Foot and mouth jumps to mainland
Korea’s Agriculture Ministry yesterday confirmed the sixth case of foot-and-mouth disease this month, as a cow from a farm in Gimpo, adjacent to Seoul, tested positive for the virus.
The latest outbreak fanned concerns that the disease was already on the mainland before recent efforts to stop its spread began, and not isolated on Gangwha Island, where the previous five outbreaks took place.
The Agriculture Ministry announced that a cow from a Gimpo city farm tested positive after its owner, who is raising 120 cows, turned the animal in for a test.
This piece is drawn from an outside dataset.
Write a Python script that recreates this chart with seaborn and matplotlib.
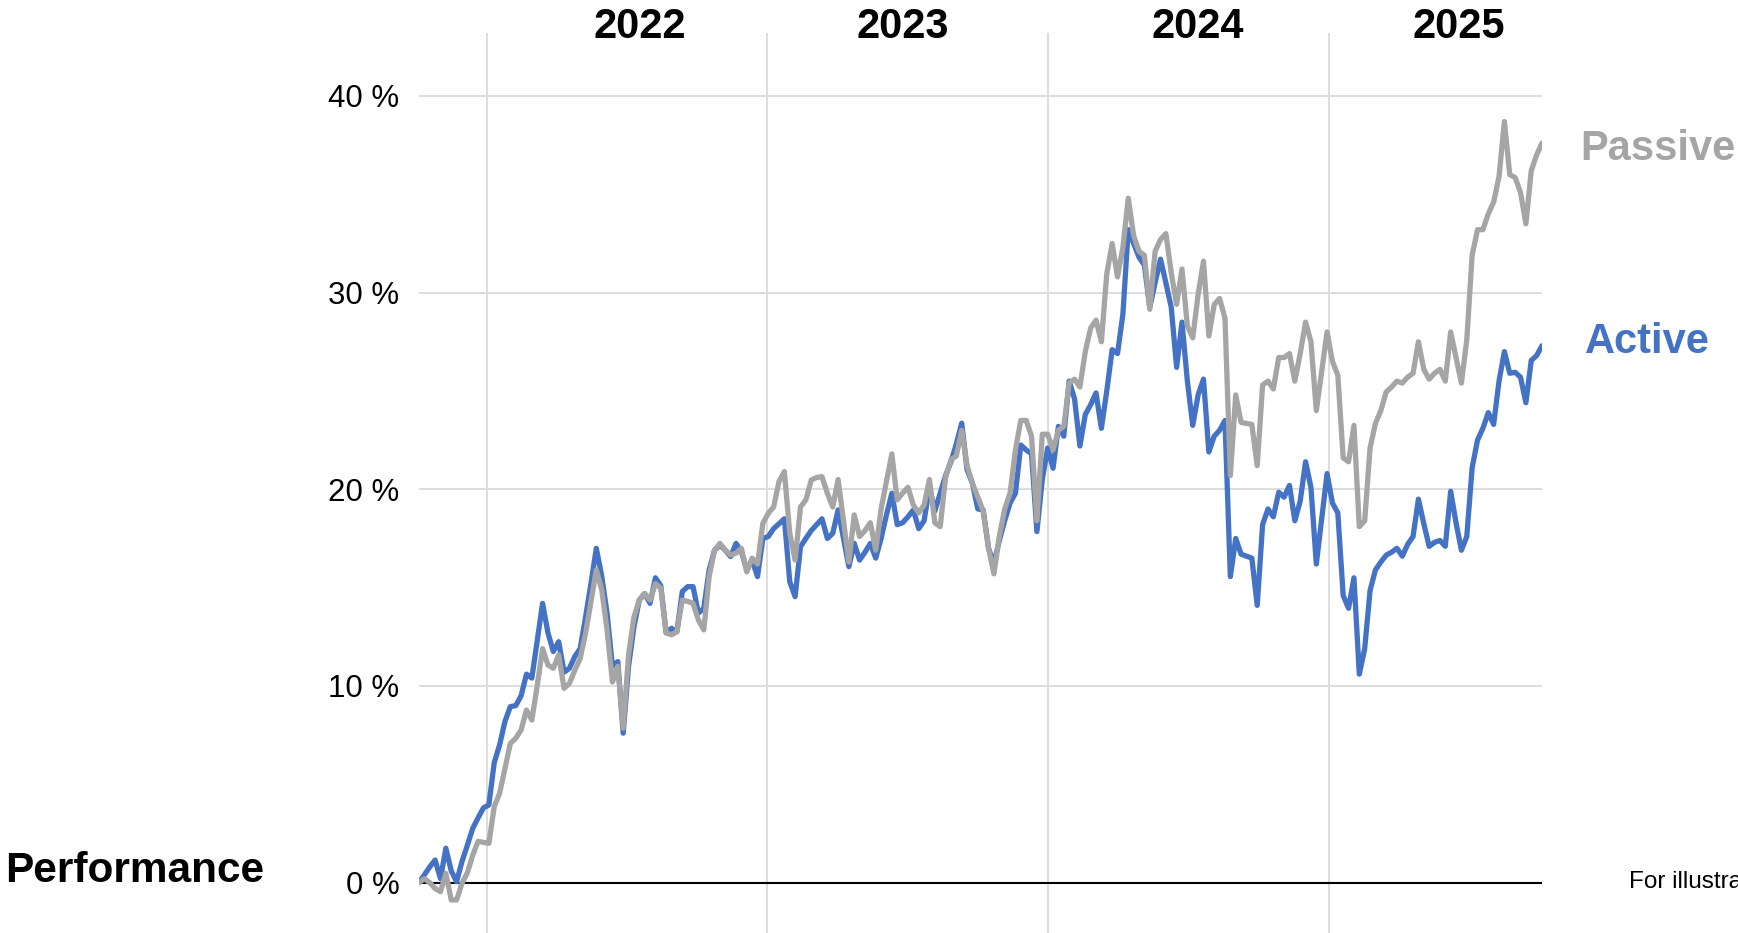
import numpy as np
import pandas as pd
import matplotlib
matplotlib.use("Agg")
import matplotlib.pyplot as plt
import matplotlib.transforms as mtransforms
from matplotlib.ticker import FuncFormatter
import seaborn as sns

# Weekly cumulative performance (%), starting early October 2021
start_date = "2021-10-04"

active = [
    0.0, 0.4, 0.8, 1.15, 0.2, 1.75, 0.6, 0.05, 1.07, 1.9,
    2.76, 3.3, 3.8, 3.95, 6.1, 7.0, 8.2, 8.95, 9.0, 9.5,
    10.6, 10.4, 12.3, 14.2, 12.7, 11.75, 12.25, 10.7, 10.9, 11.5,
    11.9, 13.5, 15.2, 17.0, 15.6, 13.7, 11.0, 11.24, 7.6, 11.0,
    13.0, 14.37, 14.7, 14.2, 15.5, 15.1, 12.7, 12.93, 12.76, 14.8,
    15.05, 15.05, 13.7, 13.95, 15.9, 16.9, 17.17, 16.9, 16.58, 17.25,
    16.83, 15.9, 16.4, 15.56, 17.5, 17.6, 18.0, 18.25, 18.5, 15.3,
    14.54, 17.08, 17.5, 17.9, 18.2, 18.5, 17.5, 17.76, 18.95, 17.5,
    16.07, 17.25, 16.4, 16.8, 17.25, 16.5, 17.5, 18.7, 19.8, 18.2,
    18.3, 18.6, 18.95, 18.0, 18.4, 20.1, 18.9, 19.8, 20.7, 21.4,
    22.3, 23.36, 21.0, 20.3, 19.0, 18.95, 17.0, 16.2, 17.4, 18.4,
    19.3, 19.8, 22.25, 22.0, 21.8, 17.85, 20.5, 22.1, 21.07, 23.2,
    22.7, 25.5, 24.6, 22.2, 23.8, 24.3, 24.9, 23.1, 25.0, 27.1,
    26.9, 28.9, 33.2, 32.5, 31.8, 31.4, 29.25, 30.5, 31.7, 30.5,
    29.25, 26.2, 28.5, 25.5, 23.25, 24.8, 25.6, 21.9, 22.7, 23.0,
    23.5, 15.56, 17.5, 16.7, 16.6, 16.5, 14.1, 18.2, 19.0, 18.6,
    19.85, 19.6, 20.2, 18.4, 19.4, 21.4, 20.1, 16.2, 18.5, 20.8,
    19.3, 18.8, 14.6, 13.95, 15.5, 10.6, 11.9, 14.85, 15.9, 16.3,
    16.65, 16.8, 17.0, 16.6, 17.2, 17.6, 19.5, 18.25, 17.1, 17.3,
    17.4, 17.1, 19.9, 18.3, 16.9, 17.6, 21.1, 22.5, 23.1, 23.9,
    23.3, 25.5, 27.0, 25.9, 25.95, 25.7, 24.4, 26.55, 26.8, 27.3,
]

passive = [
    0.0, 0.2, 0.0, -0.3, -0.46, 0.47, -0.88, -0.88, -0.03, 0.5,
    1.4, 2.1, 2.05, 2.0, 3.86, 4.54, 5.8, 7.08, 7.34, 7.76,
    8.78, 8.27, 10.0, 11.9, 11.07, 10.9, 11.58, 9.88, 10.14, 10.8,
    11.4, 12.68, 14.3, 15.9, 14.9, 12.85, 10.2, 11.0, 7.85, 11.58,
    13.5, 14.37, 14.7, 14.37, 15.2, 14.98, 12.7, 12.6, 12.76, 14.37,
    14.3, 14.2, 13.36, 12.85, 15.56, 16.9, 17.25, 16.9, 16.66, 16.75,
    17.0, 15.8, 16.5, 16.2, 18.27, 18.78, 19.1, 20.4, 20.9, 17.76,
    16.4, 19.1, 19.46, 20.47, 20.6, 20.64, 19.8, 19.1, 20.5, 18.4,
    16.3, 18.7, 17.6, 17.9, 18.3, 16.9, 19.0, 20.4, 21.8, 19.46,
    19.8, 20.1, 19.2, 18.8, 19.2, 20.5, 18.3, 18.1, 20.6, 21.5,
    21.7, 23.0, 21.2, 20.3, 19.6, 18.9, 17.0, 15.7, 17.6, 19.0,
    19.8, 22.0, 23.5, 23.5, 22.7, 18.4, 22.8, 22.8, 22.0, 23.0,
    23.2, 25.4, 25.6, 25.2, 27.0, 28.2, 28.6, 27.5, 30.95, 32.5,
    30.8, 32.3, 34.8, 32.9, 32.1, 31.9, 29.15, 32.1, 32.7, 33.0,
    31.0, 29.4, 31.2, 28.3, 27.7, 29.9, 31.6, 27.8, 29.4, 29.7,
    28.7, 20.7, 24.8, 23.4, 23.35, 23.3, 21.2, 25.3, 25.5, 25.1,
    26.7, 26.7, 26.9, 25.5, 26.9, 28.5, 27.5, 24.0, 26.0, 28.0,
    26.5, 25.8, 21.6, 21.4, 23.25, 18.1, 18.4, 22.1, 23.35, 24.0,
    24.95, 25.2, 25.5, 25.4, 25.7, 25.9, 27.5, 26.1, 25.6, 25.9,
    26.1, 25.5, 28.0, 26.7, 25.4, 27.6, 31.9, 33.2, 33.2, 34.0,
    34.6, 35.9, 38.7, 36.0, 35.85, 35.1, 33.5, 36.2, 37.0, 37.6,
]

series_names = ["Active", "Passive"]
series_colors = {"Active": "#4472C4", "Passive": "#A5A5A5"}
year_labels = ["2022", "2023", "2024", "2025"]
y_ticks = [0, 10, 20, 30, 40]
title_text = "Performance"
note_text = "For illustrative purposes only"

n = len(active)
dates = pd.date_range(start_date, periods=n, freq="7D")
df = pd.DataFrame({
    "date": list(dates) + list(dates),
    "value": active + passive,
    "series": [series_names[0]] * n + [series_names[1]] * n,
})

sns.set_style("white")
plt.rcParams["font.family"] = ["Liberation Sans", "DejaVu Sans"]

W, H = 1738, 933
fig = plt.figure(figsize=(W / 100, H / 100), dpi=100)
ax = fig.add_axes([419 / W, 0.0, (1542 - 419) / W, 1 - 33 / H])

sns.lineplot(
    data=df, x="date", y="value", hue="series",
    hue_order=series_names, palette=series_colors,
    linewidth=3.8, legend=False, estimator=None, ax=ax, zorder=3,
)

ax.set_xlim(dates[0], dates[-1])
ax.set_ylim(-2.56, 43.2)

# Year boundaries as vertical grid lines
year_starts = pd.to_datetime([f"{y}-01-01" for y in year_labels])
ax.set_xticks(year_starts)
ax.tick_params(axis="x", length=0, labelbottom=False)

ax.set_yticks(y_ticks)
ax.yaxis.set_major_formatter(FuncFormatter(lambda v, _: f"{v:.0f} %"))
ax.tick_params(axis="y", length=0, pad=14, labelsize=22.5, labelcolor="black")

ax.grid(True, color="#dddddd", linewidth=1.4, zorder=0)
ax.axhline(0, color="black", linewidth=1.5, zorder=2)

for s in ax.spines.values():
    s.set_visible(False)
ax.set_xlabel("")
ax.set_ylabel("")

# Year headers across the top
label_dates = pd.to_datetime(["2022-07-19", "2023-06-26", "2024-07-14", "2025-06-19"])
trans = mtransforms.blended_transform_factory(ax.transData, fig.transFigure)
for d, lab in zip(label_dates, year_labels):
    ax.text(d, 1 - 38 / H, lab, transform=trans, ha="center", va="baseline",
            fontsize=30, fontweight="bold", color="black", clip_on=False)

# Series names at the right end of the lines
fig.text(1580 / W, 1 - 160 / H, series_names[1], ha="left", va="baseline",
         fontsize=30, fontweight="bold", color=series_colors["Passive"])
fig.text(1585 / W, 1 - 353 / H, series_names[0], ha="left", va="baseline",
         fontsize=30, fontweight="bold", color=series_colors["Active"])

fig.text(5 / W, 1 - 882 / H, title_text, ha="left", va="baseline",
         fontsize=30.5, fontweight="bold", color="black")
# Footnote runs past the right edge of the canvas
fig.text(1629 / W, 1 - 888 / H, note_text, ha="left", va="baseline",
         fontsize=17.5, color="black")

fig.savefig("out.png", dpi=100)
The animal is infected with a strain based on blood type O, the same as in the previous five outbreaks.
The Gimpo farm is about five kilometers (three miles) away from a farm on Gangwha Island, where the first outbreak took place in early April.
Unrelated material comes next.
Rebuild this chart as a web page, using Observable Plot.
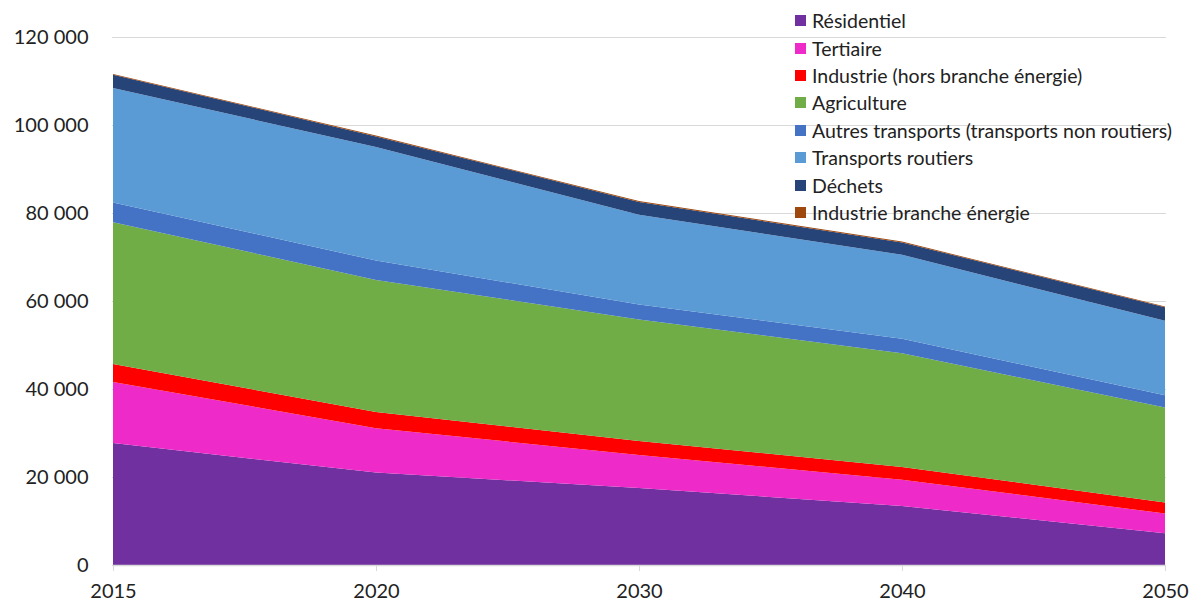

But the latest outbreak left investigators puzzled as to how the virus has found its way to the mainland. The investigators said the Gimpo farm had seemingly no interaction or connections with the other affected farms, including sources of animal feeds, calf trading, house calls by vets or visits to area vet offices.
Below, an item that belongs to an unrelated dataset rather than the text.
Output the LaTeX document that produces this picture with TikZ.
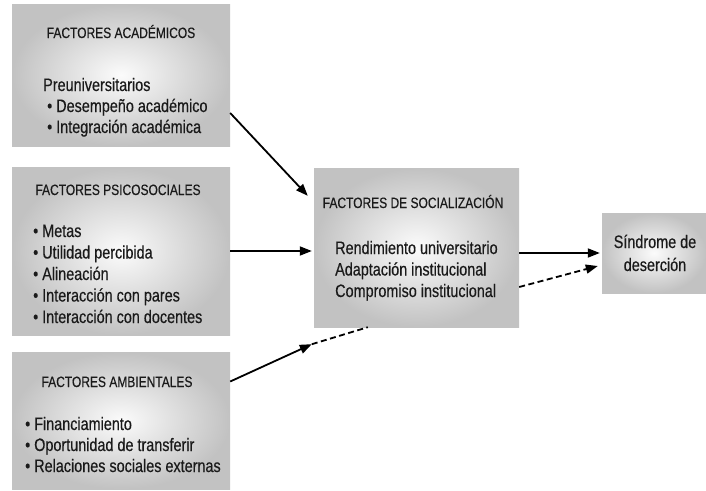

“We view that the virus had already made its way to the Gimpo farm before we started sanitary activities on April 8,” said one ministry official who asked for anonymity.
The outbreaks in April have already cost local farms 45 billion won ($40.3 million), as nearly 30,000 livestock have been or will soon be culled. The scale of the damage, for which the government will provide compensations, is larger than the previous six outbreaks in January near the Pocheon area in Gyeonggi, which cost 42.5 billion won on 55 farms.
The government also said another suspected case was reported in Boryeong, South Chungcheong, yesterday. The test result is expected this morning.